Беленький, ни слова не говоря, повернулся
— Как ты смеешь, мерзавец, так разговаривать с главнокомандующим? Не служите, а только пьянствуете. Арестовать! Шкура, за мной.
— Пусть ваши срочно перережут связь с Кавминводами — иначе меня по дороге будут ловить, — успел в суматохе шепнуть другу-осетину Андрей Григорьевич. — И рванулся на волю.
Из Москвы приходили газеты с сообщениями о мятеже Чехословацкого корпуса, захватившего к концу мая сибирскую железную дорогу от Волги до Новониколаевска. Стахеев получал вместе с газетами письма от жены и от доброжелателей из Наркомпроса. Клавдия ждала его домой с мешком продуктов, доброжелатели сообщали, что его материалы хороши, но печатать их негде, и рекомендовали сидеть на юге и давать краткие сообщения об успехах советской власти. Успехи были: в Моздоке открылся Третий съезд народов Терека. Следовало поехать, но… Что там услышишь, кроме трескучих речей я резолюций, и, кстати, все это будет напечатано в местных газетах, а вот в Пятигорске — генерал Рузский, и с ним корреспондент Стахеев может провести содержательную беседу и о современной обстановке на Кавказе, и о привлечении офицеров в Красную Армию, и о прошлом — ведь на его глазах отрекался от престола последний российский император. И даже Андрею генерал может помочь. Товарища надо выручать, а не на съезд ехать.
Однако под шелухой всех этих оправданий скрывалась мысль о такой желанной встрече с Еленой. Конечно, жена… Женитьба была ошибкой, ведь он художник, писатель, ему для творчества необходима романтическая любовь. Лермонтовская. И вот он лермонтовский город. «Вчера я приехал в Пятигорск, нанял квартиру на краю города, на самом высоком месте, у подошвы Машука».
Вот там, наверху, на верхней площадке города, дом Чиляева, где нанял поэт свою последнюю квартиру. Большая улица. Липовая аллея, темный могучий Машу к, господствующий над всем и вся… Эти места для поэта, для писателя. Стахеев знал, что пришло время великой прозы о войне и воинах — время лермонтовской прозы. И он обязательно напишет великий роман об этих страшных и великих временах. И об Андрее, и об Автономове, и о генерале Рузском.

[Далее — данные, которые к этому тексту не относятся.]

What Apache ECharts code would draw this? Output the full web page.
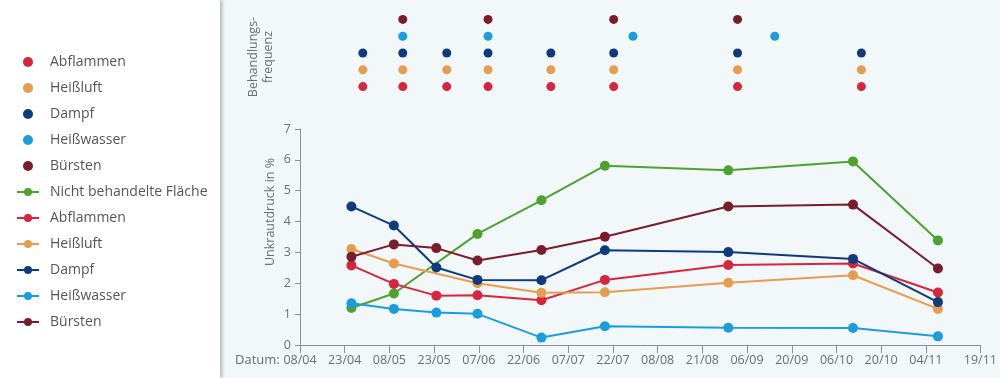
<!DOCTYPE html>
<html>
<head>
<meta charset="utf-8">
<script src="https://cdn.jsdelivr.net/npm/echarts@6/dist/echarts.min.js"></script>
<style>
html, body { margin: 0; padding: 0; background: #f2f7fa; }
#main { width: 1000px; height: 378px; }
</style>
</head>
<body>
<div id="main"></div>
<script>
// x-Achse: gleichmaessige Teilung, Beschriftung als Datum
var tickLabels = ['08/04', '23/04', '08/05', '23/05', '07/06', '22/06', '07/07', '22/07',
                  '08/08', '21/08', '06/09', '20/09', '06/10', '20/10', '04/11', '19/11'];

// Boniturtermine (Position auf der x-Achse)
var messTermine = [1.15, 2.1, 3.05, 3.97, 5.4, 6.82, 9.58, 12.37, 14.27];

// Unkrautdruck in %
var nichtBehandelt = [1.2, 1.67, null, 3.6, 4.69, 5.81, 5.66, 5.95, 3.39];
var abflammen      = [2.58, 1.98, 1.6, 1.61, 1.45, 2.11, 2.59, 2.64, 1.7];
var heissluft      = [3.11, 2.64, null, 2.0, 1.69, 1.71, 2.02, 2.26, 1.17];
var dampf          = [4.49, 3.87, 2.51, 2.11, 2.1, 3.07, 3.01, 2.79, 1.39];
var heisswasser    = [1.35, 1.17, 1.05, 1.01, 0.24, 0.61, 0.56, 0.55, 0.28];
var buersten       = [2.86, 3.26, 3.14, 2.74, 3.08, 3.51, 4.49, 4.55, 2.48];

// Behandlungstermine je Verfahren
var behAbflammen   = [1.4, 2.29, 3.27, 4.19, 5.59, 6.99, 9.75, 12.51];
var behHeissluft   = [1.4, 2.29, 3.27, 4.19, 5.59, 6.99, 9.75, 12.51];
var behDampf       = [1.4, 2.29, 3.27, 4.19, 5.59, 6.99, 9.75, 12.51];
var behHeisswasser = [2.29, 4.19, 7.42, 10.58];
var behBuersten    = [2.29, 4.19, 6.99, 9.75];

var verfahren = ['Abflammen', 'Heißluft', 'Dampf', 'Heißwasser', 'Bürsten'];

var farben = {
	gruen: '#4ea22f',
	rot: '#d6263c',
	orange: '#e59d4f',
	blau: '#0e3a7e',
	hellblau: '#1a9edb',
	bordeaux: '#7a1d2b'
};

function punkte(werte) {
	var res = [];
	for (var i = 0; i < werte.length; i++) {
		if (werte[i] != null) res.push([messTermine[i], werte[i]]);
	}
	return res;
}

function termine(xs, name) {
	return xs.map(function (x) { return [x, name]; });
}

var myChart = echarts.init(document.getElementById('main'));

function linie(name, farbe, werte) {
	return {
		name: name,
		type: 'line',
		xAxisIndex: 0,
		yAxisIndex: 0,
		data: punkte(werte),
		symbol: 'circle',
		symbolSize: 10,
		lineStyle: { width: 2, color: farbe },
		itemStyle: { color: farbe },
		z: 3
	};
}

function dots(name, farbe, xs) {
	return {
		name: name,
		type: 'scatter',
		xAxisIndex: 1,
		yAxisIndex: 1,
		data: termine(xs, name),
		symbolSize: 9,
		itemStyle: { color: farbe, opacity: 1 }
	};
}

var axisGrey = '#8a8f94';
var textGrey = '#6b6f73';

var option = {
	backgroundColor: '#f2f7fa',
	textStyle: { fontFamily: 'Open Sans' },
	animation: false,
	graphic: [
		{
			type: 'rect',
			shape: { x: 0, y: 0, width: 220, height: 378 },
			style: { fill: '#ffffff', shadowBlur: 4, shadowOffsetX: 2, shadowColor: 'rgba(0,0,0,0.28)' },
			z: -10
		},
		{
			type: 'text',
			x: 270, y: 212,
			rotation: Math.PI / 2,
			style: { text: 'Unkrautdruck in %', fill: textGrey, font: '12.5px "Open Sans"', align: 'center', verticalAlign: 'middle' }
		},
		{
			type: 'text',
			x: 261, y: 57,
			rotation: Math.PI / 2,
			style: { text: 'Behandlungs-\nfrequenz', fill: textGrey, font: '12.5px "Open Sans"', align: 'center', verticalAlign: 'middle', lineHeight: 15 }
		},
		{
			type: 'text',
			x: 235, y: 360,
			style: { text: 'Datum:', fill: textGrey, font: '13px "Open Sans"', verticalAlign: 'middle' }
		}
	],
	legend: {
		orient: 'vertical',
		left: 11,
		top: 50,
		itemWidth: 22,
		itemHeight: 10,
		itemGap: 12,
		textStyle: { color: '#555', fontSize: 14, padding: [0, 0, 0, 6] },
		formatter: function (n) { return n.trim(); },
		data: ['Abflammen', 'Heißluft', 'Dampf', 'Heißwasser', 'Bürsten',
		       'Nicht behandelte Fläche', 'Abflammen ', 'Heißluft ', 'Dampf ', 'Heißwasser ', 'Bürsten ']
	},
	grid: [
		{ left: 300, right: 17, top: 129, bottom: 33 },
		{ left: 300, right: 17, top: 11, height: 84 }
	],
	xAxis: [
		{
			type: 'value',
			gridIndex: 0,
			min: 0,
			max: 15.22,
			interval: 1,
			splitLine: { show: false },
			axisLine: { lineStyle: { color: axisGrey, width: 1 } },
			axisTick: { show: true, length: 8, lineStyle: { color: axisGrey } },
			axisLabel: {
				color: textGrey,
				fontSize: 12.5,
				margin: 9,
				showMaxLabel: true,
				formatter: function (v) { return tickLabels[Math.round(v)] || ''; }
			}
		},
		{
			type: 'value',
			gridIndex: 1,
			min: 0,
			max: 15.22,
			show: false
		}
	],
	yAxis: [
		{
			type: 'value',
			gridIndex: 0,
			min: 0,
			max: 7,
			interval: 1,
			splitLine: { show: false },
			axisLine: { show: true, lineStyle: { color: axisGrey } },
			axisTick: { show: true, length: 5, lineStyle: { color: axisGrey } },
			axisLabel: { color: textGrey, fontSize: 12.5, margin: 9 }
		},
		{
			type: 'category',
			gridIndex: 1,
			data: verfahren,
			show: false
		}
	],
	series: [
		dots('Abflammen', farben.rot, behAbflammen),
		dots('Heißluft', farben.orange, behHeissluft),
		dots('Dampf', farben.blau, behDampf),
		dots('Heißwasser', farben.hellblau, behHeisswasser),
		dots('Bürsten', farben.bordeaux, behBuersten),
		linie('Nicht behandelte Fläche', farben.gruen, nichtBehandelt),
		linie('Abflammen ', farben.rot, abflammen),
		linie('Heißluft ', farben.orange, heissluft),
		linie('Dampf ', farben.blau, dampf),
		linie('Heißwasser ', farben.hellblau, heisswasser),
		linie('Bürsten ', farben.bordeaux, buersten)
	]
};
myChart.setOption(option);
</script>
</body>
</html>
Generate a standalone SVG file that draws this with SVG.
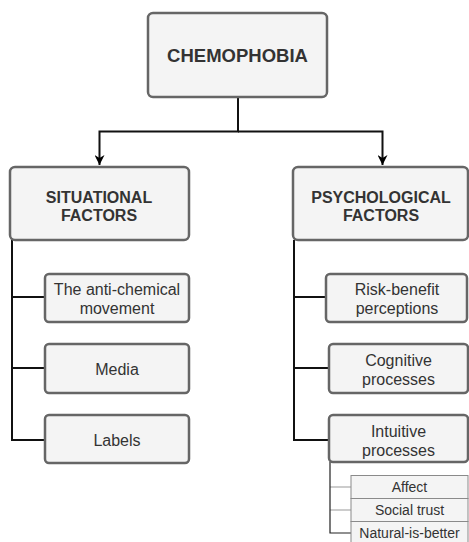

Когда истинную причину своих действий тщательно прячешь, скрывая за другой серьезной причиной, вдруг возникает такая убедительность просьб и речей, что тебе легко верят. Мечталось, что у дома генерала встретит Лена, но из калитки вышел пожилой серьезный человек, наверное, бывший денщик или ординарец генерала.
Стахеев в белом костюме и солидных очках последовательно убедил и секретаря, и жену Рузского в необходимости беседы с генералом для блага России.
Рузский хоть и постарел и шлепал тапочками, но сохранил манеры военачальника и в разговоре вдруг становился самоуверенным, знающим себе цену.
Михаил в подходящий, как ему показалось, момент разговора упомянул об арестованном друге, имевшем мандат от Автономова. Рузский выразил явное неудовольствие:
— Я весьма сожалею. Сам был едва не втянут в эту авантюру. В стане красных какие-то разногласия — нас это не должно касаться. Затея с созданием какой-то мифической армии, объединяющей и красных, и офицеров — нелепа и обречена на провал. Я отошел в сторону и начал мемуары. Я был участником великих событий.
— Да, да, Николай Владимирович, ведь вы же организовали и провели величайшую акцию русской истории — отречение последнего императора.